Originally Posted by dahoughtonuk
You only have the reapers word for that. Sorry can;t trust him. But civilisation utterly destroyed never to rise again can be trusted due to the last ending, assuming it's not just a tall tale.
Repears' word? The child isn't an expression of the Reapers, they're an expression of those who created the Reapers. The Reapers were their solution to a galaxy-wide robot apocalypse.
One option destroys all the Reapers and most advanced technology. The scene with the child shows that "The Shepard"(clever, the one who shows the galaxy the way forward) saved sentient life from the cycle by:
1. Controlling the Reapers. This sends the Reapers away, but according to the child, breaking the cycle in this way leads to an inevitable war between synthetics and organic life.
2. Destroying the Reapers, and all senthetic life with it. This option removes the Reapers from the equation entirely, kills off the Geth, destroys a lot of technology. But in the end, it saves many lives, and gives the universe a chance to rebuild.
3. Combining synthetic and organic life. The idea is that, by removing the created/creator, synthetic/organic distinction, all life can continue in a new step of evolution and coexist peacefully because they are all the same.

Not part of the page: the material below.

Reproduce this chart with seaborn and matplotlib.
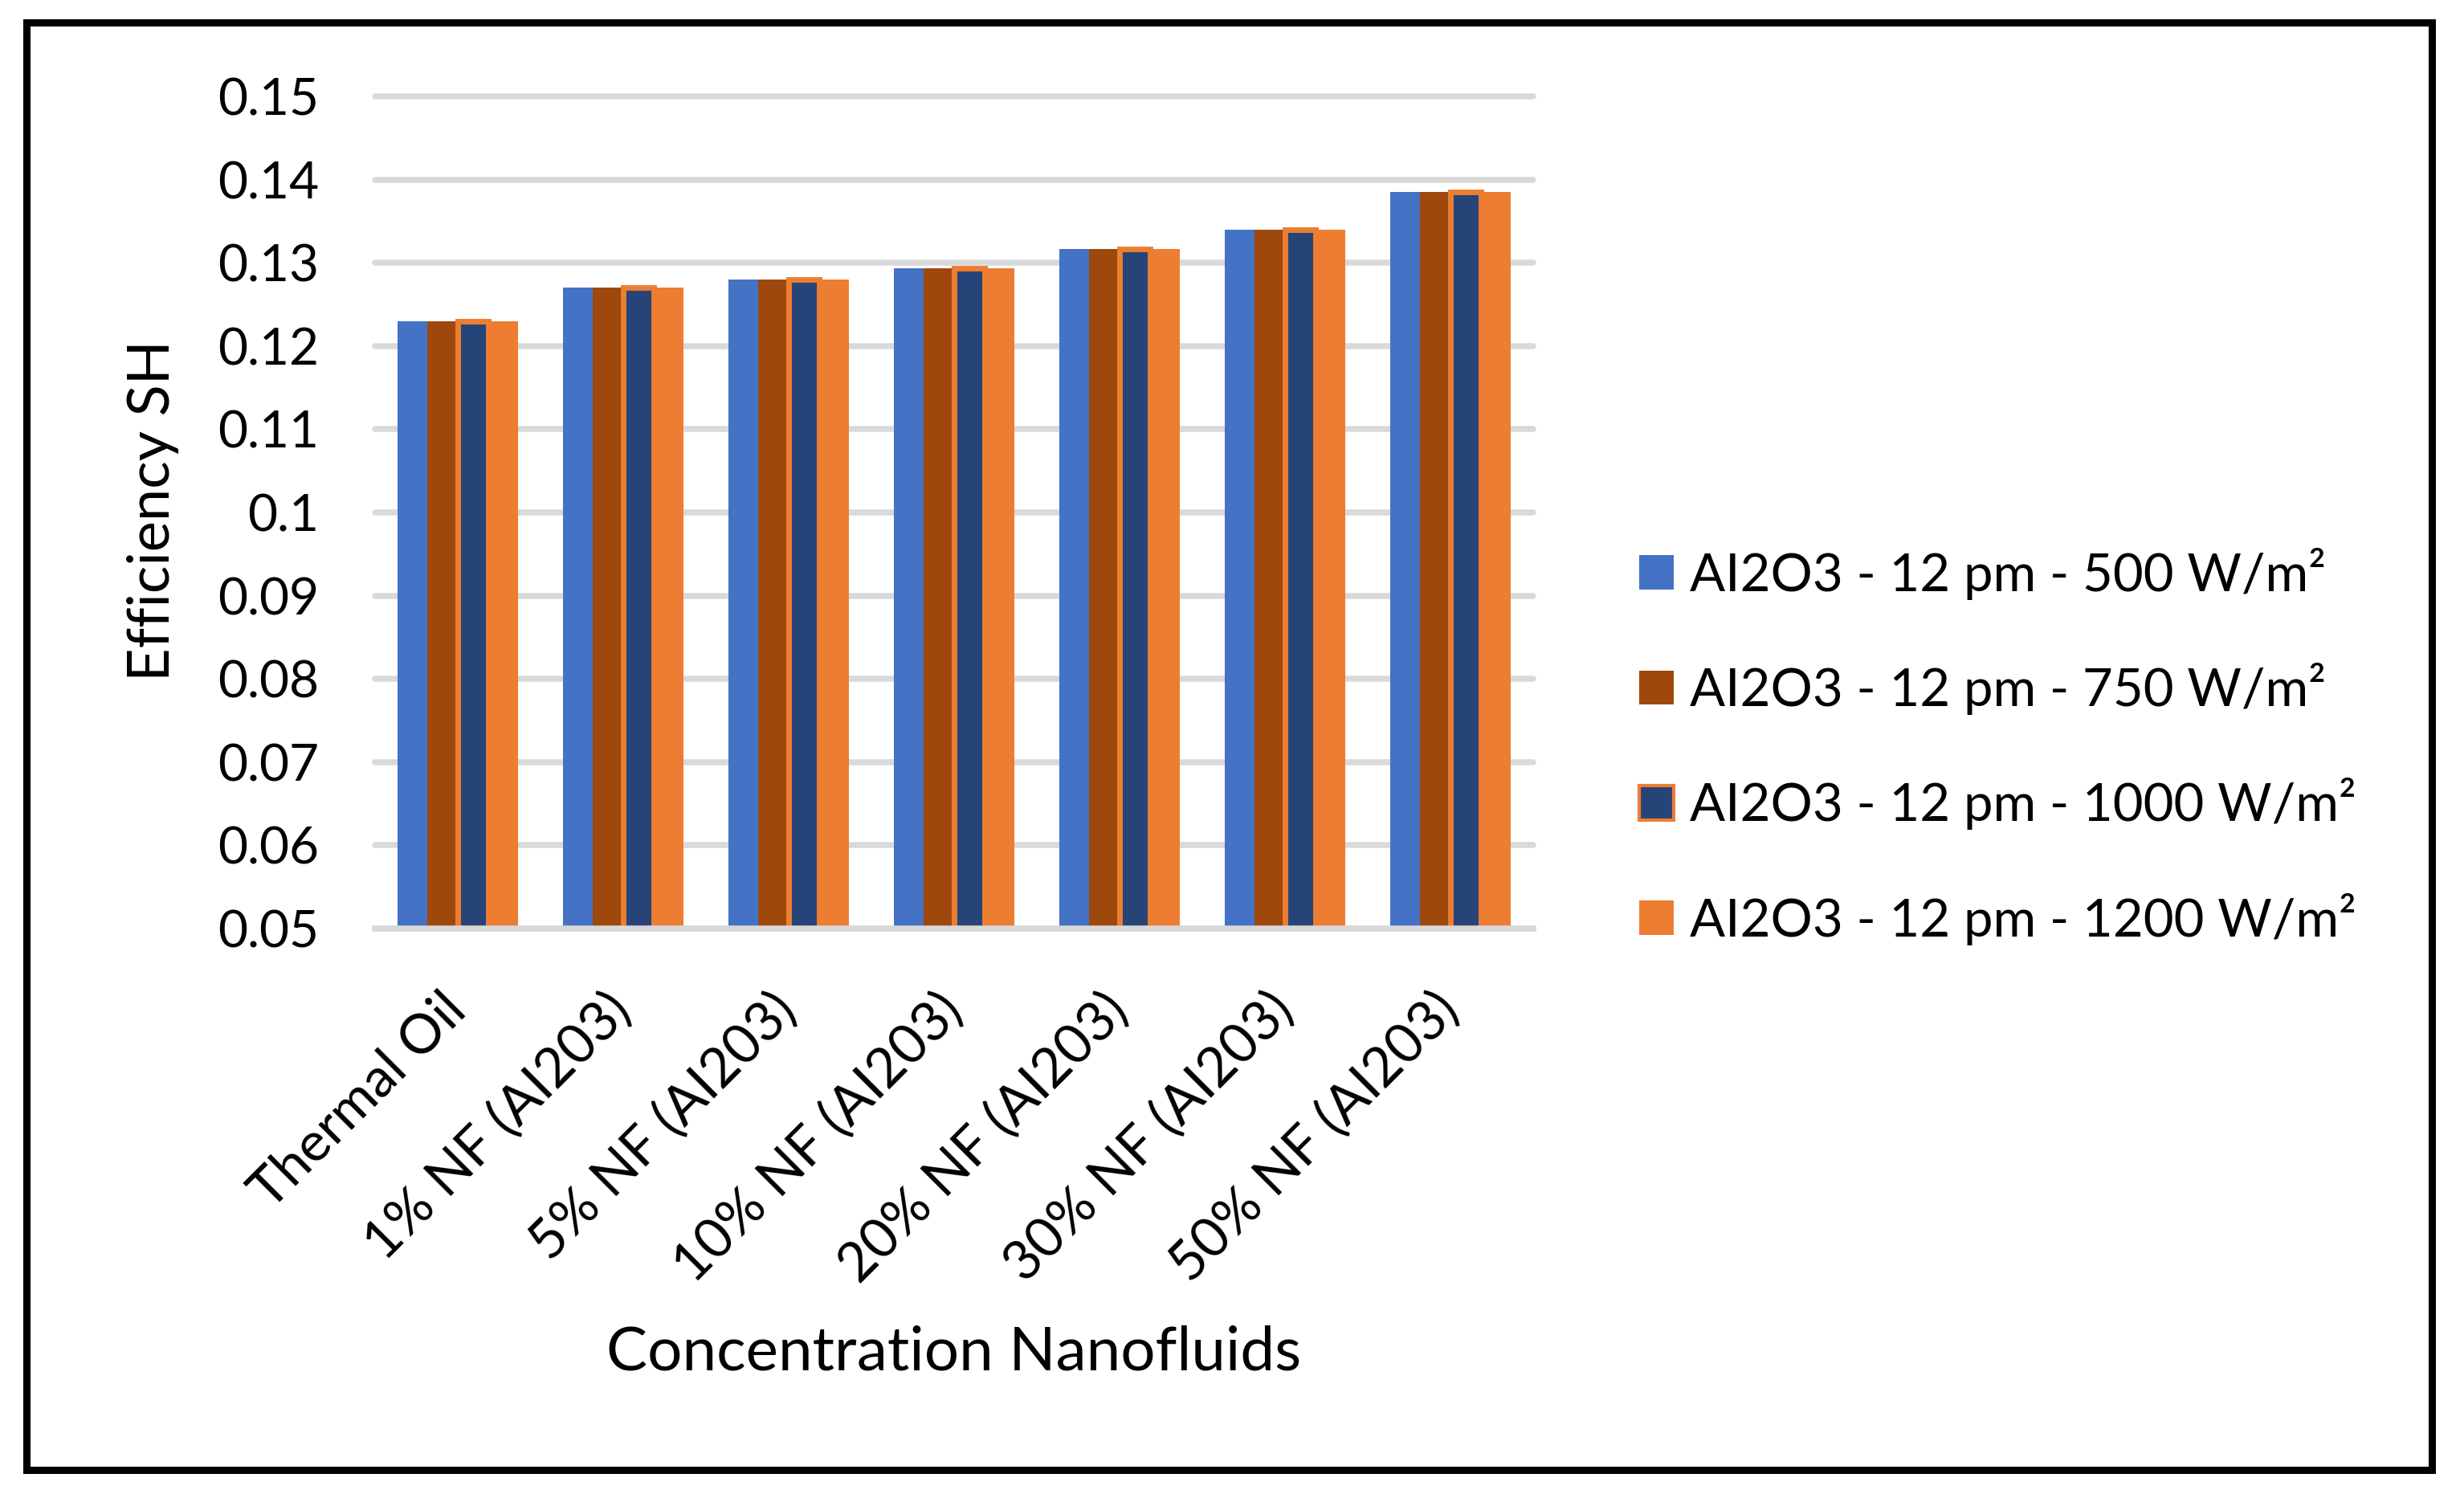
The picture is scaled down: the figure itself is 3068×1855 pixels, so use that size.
import matplotlib
matplotlib.use("Agg")
import matplotlib.pyplot as plt
import seaborn as sns
import pandas as pd
from matplotlib.patches import Rectangle

categories = ["Thermal Oil", "1% NF (AI203)", "5% NF (AI203)", "10% NF (AI203)",
              "20% NF (AI203)", "30% NF (AI203)", "50% NF (AI203)"]
series = ["AI2O3 - 12 pm - 500 W/m²", "AI2O3 - 12 pm - 750 W/m²",
          "AI2O3 - 12 pm - 1000 W/m²", "AI2O3 - 12 pm - 1200 W/m²"]
vals_500 = [0.1230, 0.1270, 0.1280, 0.1293, 0.1317, 0.1340, 0.1385]
vals_750 = [0.1230, 0.1270, 0.1280, 0.1293, 0.1317, 0.1340, 0.1385]
vals_1000 = [0.1230, 0.1270, 0.1280, 0.1293, 0.1317, 0.1340, 0.1385]
vals_1200 = [0.1230, 0.1270, 0.1280, 0.1293, 0.1317, 0.1340, 0.1385]
colors = ["#4472C4", "#9E480E", "#264478", "#ED7D31"]
yticks = [0.05, 0.06, 0.07, 0.08, 0.09, 0.1, 0.11, 0.12, 0.13, 0.14, 0.15]
ytick_labels = ["0.05", "0.06", "0.07", "0.08", "0.09", "0.1", "0.11", "0.12",
                "0.13", "0.14", "0.15"]

rows = []
for s, vals in zip(series, [vals_500, vals_750, vals_1000, vals_1200]):
    for c, v in zip(categories, vals):
        rows.append({"cat": c, "series": s, "value": v})
df = pd.DataFrame(rows)

sns.set_theme(style="white")
plt.rcParams["font.family"] = ["Lato", "DejaVu Sans"]

W, H = 3068, 1855
fig = plt.figure(figsize=(W / 100, H / 100), dpi=100)
ax = fig.add_axes([467 / W, 1 - 1156 / H, (1909 - 467) / W, (1156 - 120) / H])

sns.barplot(data=df, x="cat", y="value", hue="series", order=categories,
            hue_order=series, palette=colors, width=0.73, saturation=1,
            linewidth=0, ax=ax)

for p in ax.containers[2]:
    p.set_edgecolor("#ED7D31")
    p.set_linewidth(5.0)

ax.set_ylim(0.05, 0.15)
ax.set_xlim(-0.5, len(categories) - 0.5)
ax.set_yticks(yticks)
ax.set_yticklabels(ytick_labels)
ax.tick_params(axis="y", length=0, pad=50, labelsize=46, labelcolor="black")
ax.tick_params(axis="x", length=0, pad=66, labelsize=49, labelcolor="black")
for lab in ax.get_xticklabels():
    lab.set_rotation(45)
    lab.set_ha("right")
    lab.set_va("center")
    lab.set_rotation_mode("anchor")

ax.set_axisbelow(True)
ax.yaxis.grid(True, color="#D9D9D9", linewidth=5.4)
for gl in ax.get_ygridlines():
    gl.set_clip_on(False)
ax.xaxis.grid(False)
for sp in ["top", "right", "left"]:
    ax.spines[sp].set_visible(False)
ax.spines["bottom"].set_color("#D9D9D9")
ax.spines["bottom"].set_linewidth(5.4)

ax.set_xlabel("Concentration Nanofluids", fontsize=55, color="black")
ax.set_ylabel("Efficiency SH", fontsize=52, color="black")
ax.xaxis.set_label_coords(0.5, 1 - (1684 - 120) / (1156 - 120))
ax.yaxis.set_label_coords((191 - 467) / (1909 - 467), 1 - (636 - 120) / (1156 - 120))
ax.xaxis.label.set_va("center")
ax.yaxis.label.set_va("center")

handles, labels = ax.get_legend_handles_labels()
if ax.get_legend() is not None:
    ax.get_legend().remove()
leg = fig.legend(handles, labels, loc="center left",
                 bbox_to_anchor=(2041 / W, 1 - 929 / H), frameon=False,
                 fontsize=47, handlelength=0.66, handleheight=0.63,
                 handletextpad=0.3, labelspacing=1.2, borderpad=0,
                 borderaxespad=0)
for t in leg.get_texts():
    t.set_color("black")
lh = leg.legend_handles
for i, h in enumerate(lh):
    if i == 2:
        h.set_edgecolor("#ED7D31")
        h.set_linewidth(3.0)
    else:
        h.set_linewidth(0)

fig.patches.append(Rectangle((33 / W, 1 - 1830 / H), (3028 - 33) / W,
                             (1830 - 28) / H, transform=fig.transFigure,
                             fill=False, edgecolor="black", linewidth=6.5))

fig.savefig("out.png", dpi=100, facecolor="white")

This option is definitely the worst thought-out(and has some terrible implications, especially when we consider the Human/Robot relationship has always been used in science fiction as an allegory for race-based slavery), and seems to stem from a desire to create a "good" ending that the child can agree causes peace without at the same time killing the Geth and setting technology back. Still, the core theme in the ending is a good one: By realizing we are all the same, we can peacefully coexist. They just go the sci-fi route of including a sciencey piece of technology at the center of the lesson, which in this case comes off weak. Honestly, I feel like the "Control the Reapers" option is close enough to this without the scary implications, and they really should have given the qualities of this ending to that one in a more explicit way.
All the endings set civilizations back a lot of years, yes. But the Reapers winning does that anyway, that's sort of what the Reapers DO. There are no Mass Relays and as such there won't be a gigantic, pre-built technological jumpstarter floating in every system, but now the organic life as is has a chance to build their own future in all of the endings, in a way that they definitely did not before. Nothing is predetermined for them, because the cycle is broken.
Originally Posted by Vainamoinen
The hero attempts to save the universe, the attempt fails, a god-like creature appears that hasn't said a word before and essentially solves the situation for the hero. That's Deus Ex Machina without a doubt.
It was of course clear from the beginning of ME3 that they were building a machine with an unknown purpose. They weren't building the god from the machine though. That one's always been there and has been orchestrating all these cycles of almost-genocide as his "solution" to preventing complete genocide (?!?).
The child is a VI. That's it. It could have just as easily been a computer monitor with three buttons on it. The hero didn't fail, the hero built the Crucible. The Crucible hadn't activated because you need to make the choice of what Crucible Beam to fire.
Everything follows what you would expect from the plot of the game up to that point. Shepard fights, Shepard builds machine, Shepard pushes one of two/three buttons on said machine. The child is just a VI that is used to explain the buttons.